Baier, Sibylle > Colour Green

Colour Green
2006
Notation
Rock   Folk

Chaque semaine ou presque, un nouvel artiste folk 70’s est sorti de l’oubli, réédité après x années de silence pour des critiques dithyrambiques ; c’est donc avec un certain scepticisme que j’ai découvert cet album quelque temps après sa sortie sur le label Orange Twin en 2006.
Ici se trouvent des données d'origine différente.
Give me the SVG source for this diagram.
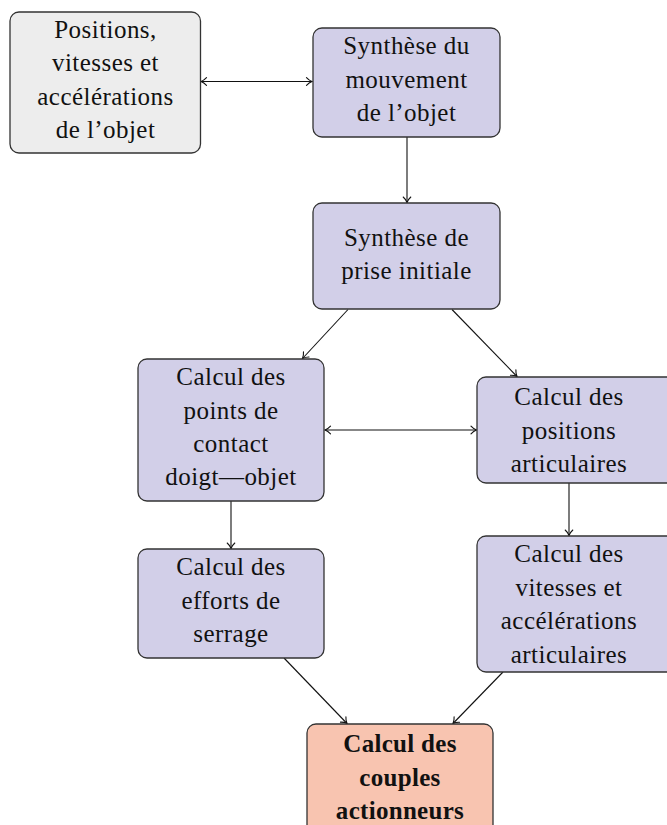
<svg xmlns="http://www.w3.org/2000/svg" width="667" height="825" viewBox="0 0 667 825">
<style>
.box{stroke:#333;stroke-width:1.3}
.gray{fill:#EDEDED}
.lav{fill:#D2CFE8}
.sal{fill:#F8C4B0}
text{font-family:"Liberation Serif","Times New Roman",serif;font-size:25px;fill:#111;text-anchor:middle;letter-spacing:0.45px}
.b{font-weight:bold;letter-spacing:0.3px}
.c line{stroke:#111;stroke-width:1.1}
</style>
<defs>
<marker id="ah" viewBox="-7 -5 8 10" refX="0" refY="0" markerWidth="8" markerHeight="10" markerUnits="userSpaceOnUse" orient="auto-start-reverse">
<path d="M-5.5,-3.8 C-3.5,-1.6 -1.2,-0.4 0,0 C-1.2,0.4 -3.5,1.6 -5.5,3.8" fill="none" stroke="#111" stroke-width="1.1" stroke-linecap="round"/>
</marker>
</defs>
<g class="c">
<line x1="201" y1="81.5" x2="312" y2="81.5" marker-start="url(#ah)" marker-end="url(#ah)"/>
<line x1="407" y1="137" x2="407" y2="202.5" marker-end="url(#ah)"/>
<line x1="348" y1="309.5" x2="302.5" y2="358.5" marker-end="url(#ah)"/>
<line x1="452" y1="309.5" x2="517" y2="376.5" marker-end="url(#ah)"/>
<line x1="325" y1="430" x2="476.5" y2="430" marker-start="url(#ah)" marker-end="url(#ah)"/>
<line x1="231" y1="501" x2="231" y2="548.5" marker-end="url(#ah)"/>
<line x1="569" y1="483" x2="569" y2="535.5" marker-end="url(#ah)"/>
<line x1="284" y1="658" x2="347" y2="723.5" marker-end="url(#ah)"/>
<line x1="503" y1="672" x2="453" y2="723.5" marker-end="url(#ah)"/>
</g>
<g id="nodeA">
<rect class="box gray" x="10" y="12" width="190.5" height="141" rx="9"/>
<text x="105.5" y="37.5">Positions,</text>
<text x="105.5" y="71">vitesses et</text>
<text x="105.5" y="104.5">accélérations</text>
<text x="105.5" y="138">de l’objet</text>
</g>
<g id="nodeB">
<rect class="box lav" x="313" y="28" width="187" height="109" rx="9"/>
<text x="406.5" y="54">Synthèse du</text>
<text x="406.5" y="87.5">mouvement</text>
<text x="406.5" y="120.5">de l’objet</text>
</g>
<g id="nodeC">
<rect class="box lav" x="313" y="203" width="187" height="106" rx="9"/>
<text x="406.5" y="245.5">Synthèse de</text>
<text x="406.5" y="278.5">prise initiale</text>
</g>
<g id="nodeD">
<rect class="box lav" x="138" y="359" width="186" height="142" rx="9"/>
<text x="231" y="385">Calcul des</text>
<text x="231" y="418.5">points de</text>
<text x="231" y="452">contact</text>
<text x="231" y="485">doigt—objet</text>
</g>
<g id="nodeE">
<rect class="box lav" x="477" y="377" width="200" height="106" rx="9"/>
<text x="569" y="405">Calcul des</text>
<text x="569" y="438.5">positions</text>
<text x="569" y="472">articulaires</text>
</g>
<g id="nodeF">
<rect class="box lav" x="138" y="549" width="186" height="109" rx="9"/>
<text x="231" y="575">Calcul des</text>
<text x="231" y="609">efforts de</text>
<text x="231" y="642">serrage</text>
</g>
<g id="nodeG">
<rect class="box lav" x="477" y="536" width="200" height="136" rx="9"/>
<text x="569" y="562">Calcul des</text>
<text x="569" y="596">vitesses et</text>
<text x="569" y="629">accélérations</text>
<text x="569" y="663">articulaires</text>
</g>
<g id="nodeH">
<rect class="box sal" x="307" y="724" width="186" height="120" rx="9"/>
<text class="b" x="400" y="752">Calcul des</text>
<text class="b" x="400" y="786">couples</text>
<text class="b" x="400" y="819">actionneurs</text>
</g>
</svg>
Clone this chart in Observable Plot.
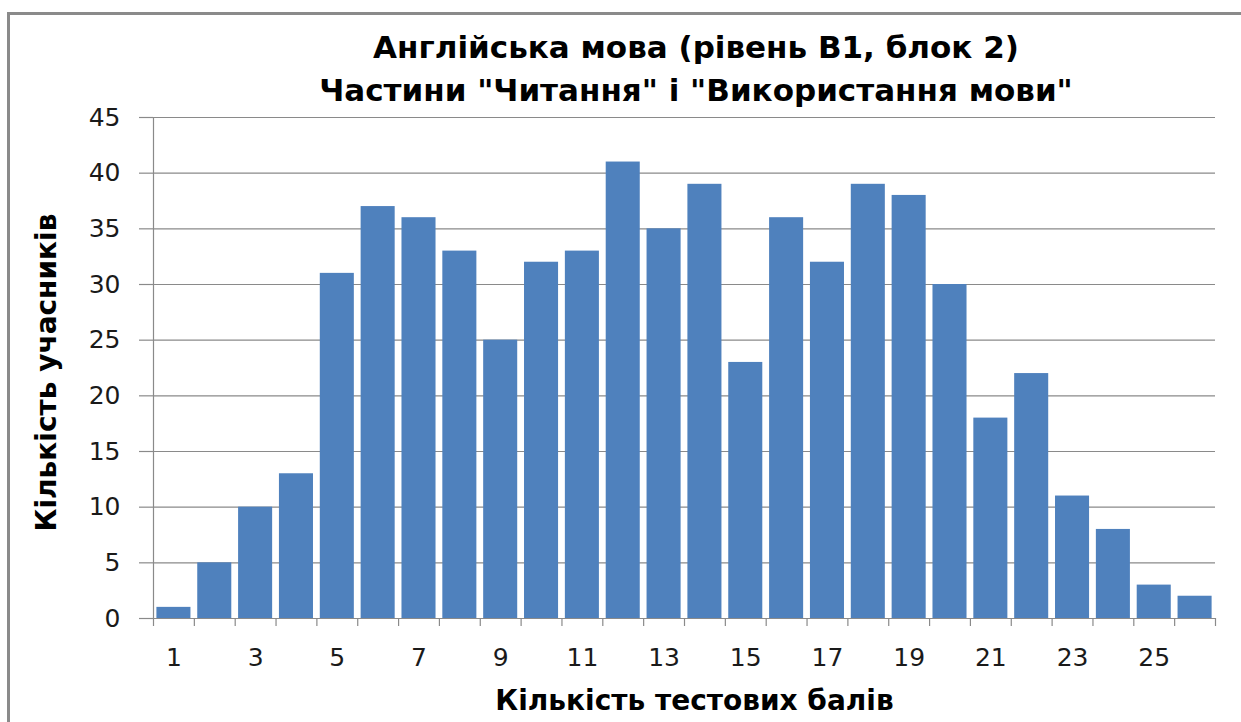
<!DOCTYPE html>
<html>
<head>
<meta charset="utf-8">
<script src="https://cdn.jsdelivr.net/npm/d3@7"></script>
<script src="https://cdn.jsdelivr.net/npm/@observablehq/plot@0.6"></script>
<style>
  html, body { margin: 0; padding: 0; background: #fff; }
  #wrap { position: relative; width: 1241px; height: 722px; overflow: hidden; background: #fff; }
  #frame { position: absolute; left: 7px; top: 12px; width: 1300px; height: 800px; border: 3px solid #8a8a8a; box-sizing: border-box; }
  .title { position: absolute; left: 196px; width: 1000px; text-align: center; font-family: "DejaVu Sans", sans-serif; font-weight: bold; font-size: 31px; color: #000; white-space: nowrap; line-height: 1; }
  #chart { position: absolute; left: 0; top: 0; }
</style>
</head>
<body>
<div id="wrap">
  <div id="frame"></div>
  <div id="chart"></div>
  <div class="title" style="top:32px">Англійська мова (рівень B1, блок 2)</div>
  <div class="title" style="top:75px">Частини "Читання" і "Використання мови"</div>
</div>
<script>
const scores = [1,2,3,4,5,6,7,8,9,10,11,12,13,14,15,16,17,18,19,20,21,22,23,24,25,26];
const counts = [1,5,10,13,31,37,36,33,25,32,33,41,35,39,23,36,32,39,38,30,18,22,11,8,3,2];
const xTickLabels = [1,3,5,7,9,11,13,15,17,19,21,23,25];
const yTicks = [0,5,10,15,20,25,30,35,40,45];
const xTitle = "Кількість тестових балів";
const yTitle = "Кількість учасників";

const data = scores.map((s, i) => ({score: s, count: counts[i]}));
const boundaries = [...scores.map(s => s - 0.5), scores[scores.length - 1] + 0.5];

const gray = "#8a8a8a";
const chart = Plot.plot({
  width: 1241,
  height: 722,
  marginLeft: 153,
  marginRight: 26,
  marginTop: 117,
  marginBottom: 104,
  style: {fontFamily: "DejaVu Sans, sans-serif", fontSize: "24px", color: "#1a1a1a", background: "transparent"},
  x: {type: "linear", domain: [boundaries[0], boundaries[boundaries.length - 1]]},
  y: {domain: [0, 45]},
  marks: [
    Plot.ruleY(yTicks, {stroke: gray, strokeWidth: 1.2}),
    Plot.rectY(data, {x1: d => d.score - 0.5, x2: d => d.score + 0.5, y: "count", fill: "#4f81bd", insetLeft: 3.4, insetRight: 3.4}),
    Plot.ruleX([boundaries[0]], {stroke: gray, strokeWidth: 1.2}),
    Plot.ruleY([0], {stroke: gray, strokeWidth: 1.2}),
    Plot.axisY(yTicks, {tickSize: 14, tickPadding: 19, stroke: gray, fontSize: 25, label: null, strokeWidth: 1.2}),
    Plot.axisX(boundaries, {tickSize: 8, tickFormat: () => "", stroke: gray, label: null, strokeWidth: 1.2}),
    Plot.axisX(xTickLabels, {tickSize: 0, tickPadding: 30, fontSize: 25, label: null}),
    Plot.text([yTitle], {frameAnchor: "left", dx: -106, dy: 4.5, rotate: -90, fontWeight: "bold", fontSize: 28, fill: "#000", textAnchor: "middle", lineAnchor: "middle"}),
    Plot.text([xTitle], {frameAnchor: "bottom", dx: 10, dy: 83, fontWeight: "bold", fontSize: 28, fill: "#000", textAnchor: "middle", lineAnchor: "middle"})
  ]
});
document.getElementById("chart").appendChild(chart);
</script>
</body>
</html>
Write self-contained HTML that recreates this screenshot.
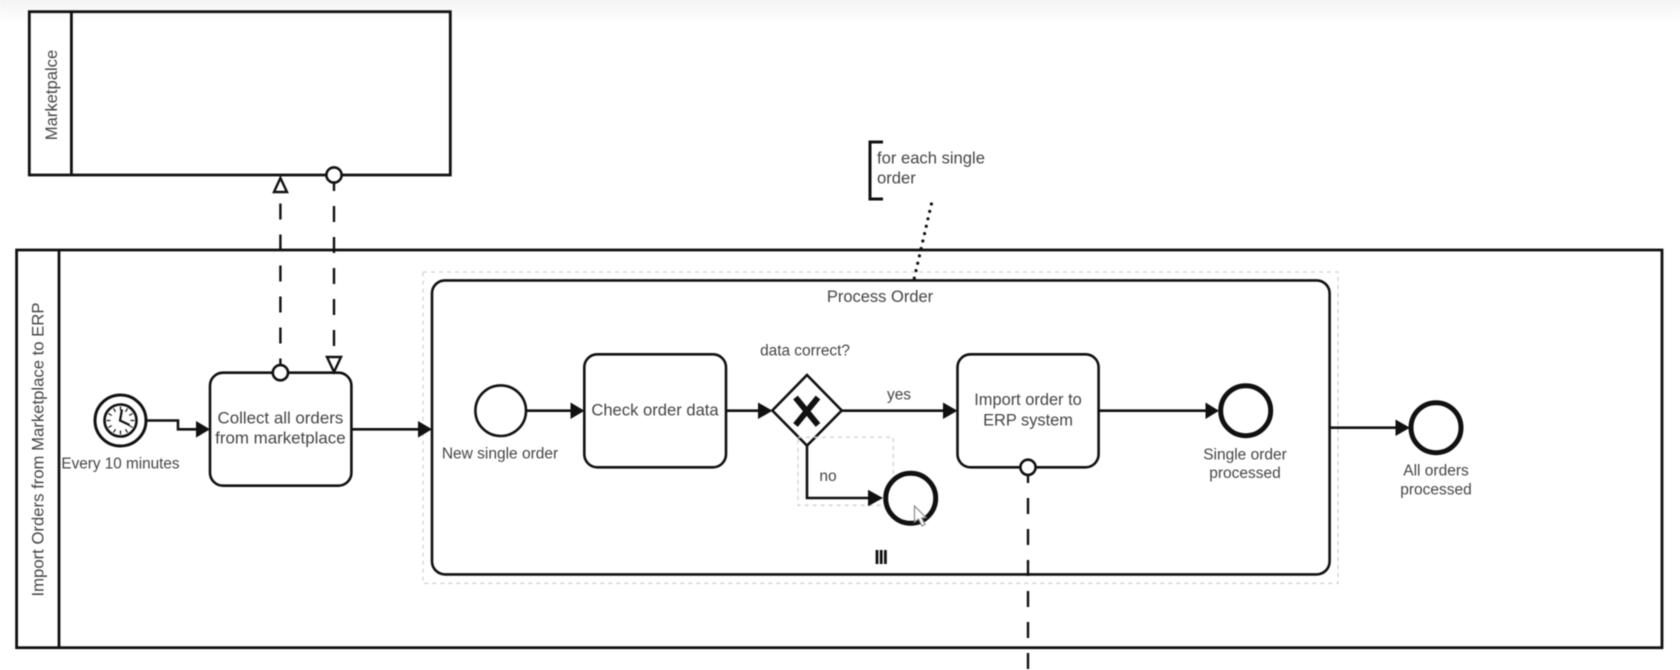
<!DOCTYPE html>
<html lang="en">
<head>
<meta charset="utf-8">
<title>BPMN diagram</title>
<style>
html,body{margin:0;padding:0;background:#fff;width:1680px;height:670px;overflow:hidden}
svg{display:block;filter:blur(0.45px)}
text{font-family:"Liberation Sans",sans-serif;fill:#454545;dominant-baseline:central}
.c{text-anchor:middle}
.s{fill:none;stroke:#111;stroke-width:2.6}
.f{fill:#fff;stroke:#111;stroke-width:2.6}
.seq{fill:none;stroke:#111;stroke-width:2.6}
.dash{fill:none;stroke:#111;stroke-width:2.4;stroke-dasharray:16 15}
.sel{fill:none;stroke:#d2d2d2;stroke-width:1.3;stroke-dasharray:4 4}
.bar{fill:#111}
</style>
</head>
<body>
<svg width="1680" height="670" viewBox="0 0 1680 670" xmlns="http://www.w3.org/2000/svg">
<defs>
<linearGradient id="top" x1="0" y1="0" x2="0" y2="1">
<stop offset="0" stop-color="#f4f4f4"/><stop offset="1" stop-color="#ffffff"/>
</linearGradient>
</defs>
<rect width="1680" height="670" fill="#fff"/>
<rect width="1680" height="24" fill="url(#top)"/>

<!-- Marketplace pool -->
<rect class="s" x="29.3" y="11.7" width="421" height="163.3" style="stroke-width:2.8"/>
<path class="s" d="M71.4 11.7V175" style="stroke-width:2.8"/>
<text class="c" transform="translate(51.5 95) rotate(-90)" font-size="16.6">Marketpalce</text>

<!-- Lower pool -->
<rect class="s" x="16.6" y="250" width="1645.4" height="397.7" style="stroke-width:2.8"/>
<path class="s" d="M59 250V647.7" style="stroke-width:2.8"/>
<text class="c" transform="translate(37.8 449.5) rotate(-90)" font-size="16.7">Import Orders from Marketplace to ERP</text>

<!-- Annotation -->
<path class="s" d="M883 142H870V199H883" style="stroke-width:3"/>
<text x="877" y="158" font-size="16.6">for each single</text>
<text x="877" y="178" font-size="16.6">order</text>
<path d="M931.4 204L913.6 281" fill="none" stroke="#111" stroke-width="3.2" stroke-linecap="round" stroke-dasharray="0 7.6"/>

<!-- Subprocess -->
<rect class="sel" x="423" y="272" width="915" height="311.3"/>
<rect class="s" x="432" y="280.4" width="897.6" height="294" rx="13" ry="13"/>
<text class="c" x="880" y="297" font-size="16.5">Process Order</text>
<rect class="bar" x="875.6" y="550" width="2.8" height="14"/>
<rect class="bar" x="879.8" y="550" width="2.8" height="14"/>
<rect class="bar" x="884" y="550" width="2.8" height="14"/>

<!-- Message flows -->
<path class="dash" d="M280.4 374.5V192"/>
<path class="dash" d="M334 175V357"/>
<path class="dash" d="M1028 467V670"/>
<polygon points="280.4,178 274,192 287,192" fill="#fff" stroke="#111" stroke-width="2.4"/>
<circle class="f" cx="334" cy="175" r="7.6"/>

<!-- Timer start -->
<circle class="f" cx="120.5" cy="420.5" r="25.5" style="stroke-width:3"/>
<circle class="f" cx="120.5" cy="420.5" r="16" style="stroke-width:2.6"/>
<g stroke="#222" stroke-width="1.3">
<path d="M120.5 406.5v4M120.5 430.5v4M106.5 420.5h4M130.5 420.5h4M113.5 408.4l2 3.4M125.5 429.2l2 3.4M108.4 413.5l3.4 2M129.2 425.5l3.4 2M127.5 408.4l-2 3.4M115.5 429.2l-2 3.4M132.6 413.5l-3.4 2M111.8 425.5l-3.4 2"/>
</g>
<path d="M122 409.5L120 420.5L129.5 425" fill="none" stroke="#111" stroke-width="2.2"/>
<text class="c" x="120.5" y="464" font-size="15.3">Every 10 minutes</text>

<path class="seq" d="M147 420.5H178V429.3H197"/>
<polygon points="210,429.3 196,421 196,437.6" fill="#111"/>

<!-- Collect -->
<rect class="f" x="210" y="372.7" width="141.4" height="113" rx="13" ry="13"/>
<polygon points="334,372 327,357 341,357" fill="#fff" stroke="#111" stroke-width="2.4"/>
<circle class="f" cx="280.4" cy="372.7" r="7.6"/>
<text class="c" x="280.4" y="418" font-size="16.9">Collect all orders</text>
<text class="c" x="280.4" y="438" font-size="16.9">from marketplace</text>

<path class="seq" d="M351.4 429.3H418"/>
<polygon points="432,429.3 418,421 418,437.6" fill="#111"/>

<!-- New single order -->
<circle class="f" cx="500.7" cy="410.7" r="25.3"/>
<text class="c" x="500" y="454" font-size="15.5">New single order</text>

<path class="seq" d="M526 410.7H571"/>
<polygon points="584.5,410.7 570.5,402.5 570.5,419" fill="#111"/>

<!-- Check -->
<rect class="f" x="584.3" y="354.3" width="141.7" height="113" rx="13" ry="13"/>
<text class="c" x="655" y="410" font-size="16.6">Check order data</text>

<path class="seq" d="M726 410.7H758"/>
<polygon points="772.5,410.7 758,402.5 758,419" fill="#111"/>

<!-- Gateway -->
<polygon class="f" points="807,375 841.7,410.5 807,445.7 772.3,410.5"/>
<path d="M795.5 397.5L818 425M818 397.5L795.5 425" fill="none" stroke="#111" stroke-width="6"/>
<text class="c" x="805" y="351" font-size="15.4">data correct?</text>

<path class="seq" d="M842 410.7H944"/>
<polygon points="957.5,410.7 943,402.5 943,419" fill="#111"/>
<text class="c" x="899" y="395" font-size="15.5">yes</text>

<!-- no branch -->
<rect class="sel" x="798" y="437.3" width="95.3" height="68"/>
<path class="seq" d="M807 446V498H869"/>
<polygon points="883,498 868,489.8 868,506.2" fill="#111"/>
<text class="c" x="828" y="476.7" font-size="15.5">no</text>
<circle cx="910.7" cy="498.3" r="25" fill="#fff" stroke="#111" stroke-width="5"/>

<!-- Import -->
<rect class="f" x="957.5" y="354.3" width="141.1" height="113" rx="13" ry="13"/>
<circle class="f" cx="1028" cy="467.3" r="7.6"/>
<text class="c" x="1028" y="400" font-size="16.4">Import order to</text>
<text class="c" x="1028" y="420.6" font-size="16.4">ERP system</text>

<path class="seq" d="M1098.6 410.7H1206"/>
<polygon points="1219,410.7 1205.5,402.5 1205.5,419" fill="#111"/>
<circle cx="1245.7" cy="410.7" r="25" fill="#fff" stroke="#111" stroke-width="5"/>
<text class="c" x="1245" y="455" font-size="15.5">Single order</text>
<text class="c" x="1245" y="473.5" font-size="15.5">processed</text>

<path class="seq" d="M1329.6 427.7H1396"/>
<polygon points="1410,427.7 1395.5,419.5 1395.5,436" fill="#111"/>
<circle cx="1436" cy="427.7" r="25" fill="#fff" stroke="#111" stroke-width="5"/>
<text class="c" x="1436" y="471" font-size="15.5">All orders</text>
<text class="c" x="1436" y="490" font-size="15.5">processed</text>

<!-- cursor -->
<polygon points="914.5,506 914.5,522 918.5,519 922,526 925,524.5 921.7,518 926,517.5" fill="#fff" stroke="#8a8a8a" stroke-width="1.2"/>
</svg>
</body>
</html>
L’histoire de Sibylle Baier a le mérite d’être unique à ma connaissance : au début des années 70, une jeune Allemande d’une vingtaine d’années part en voyage à travers les Alpes suisses et l’Italie ; voyage initiatique à la suite duquel ces chansons seront enregistrées, sur une période de 3 ans, à l’aide d’un appareil "Reel to Reel". Mais attention, il n’a jamais été question ici de faire une carrière dans la musique, Sibylle Baier est plutôt une sorte de muse chantant uniquement pour sa famille et ses amis. Ce n’est qu’une trentaine d’années plus tard que son fils, qui a conservé les bandes originales, les sortira de l’oubli un peu par hasard.

Après plus de 30 ans de silence, on dirait que Colour Green a attendu le moment parfait pour sortir, tellement il semble à sa place dans notre époque, à moins que ce ne soit la preuve de son intemporalité. Accompagnée d’une seule guitare acoustique, la voix de Sibylle Baier est fragile, parfois chuchotante, remplie de lassitude adolescente, quelque part entre la douceur de Vashti Bunyan et la mélancolie de Chan Marshall. La simplicité et la pureté sont à l’ordre du jour, et ce disque ne s’écoute pas dans n’importe quelles conditions : on entre dans cet univers comme on ouvre un journal intime resté longtemps fermé. L’absence de calcul derrière cette musique et son honnêteté font aussi sa force.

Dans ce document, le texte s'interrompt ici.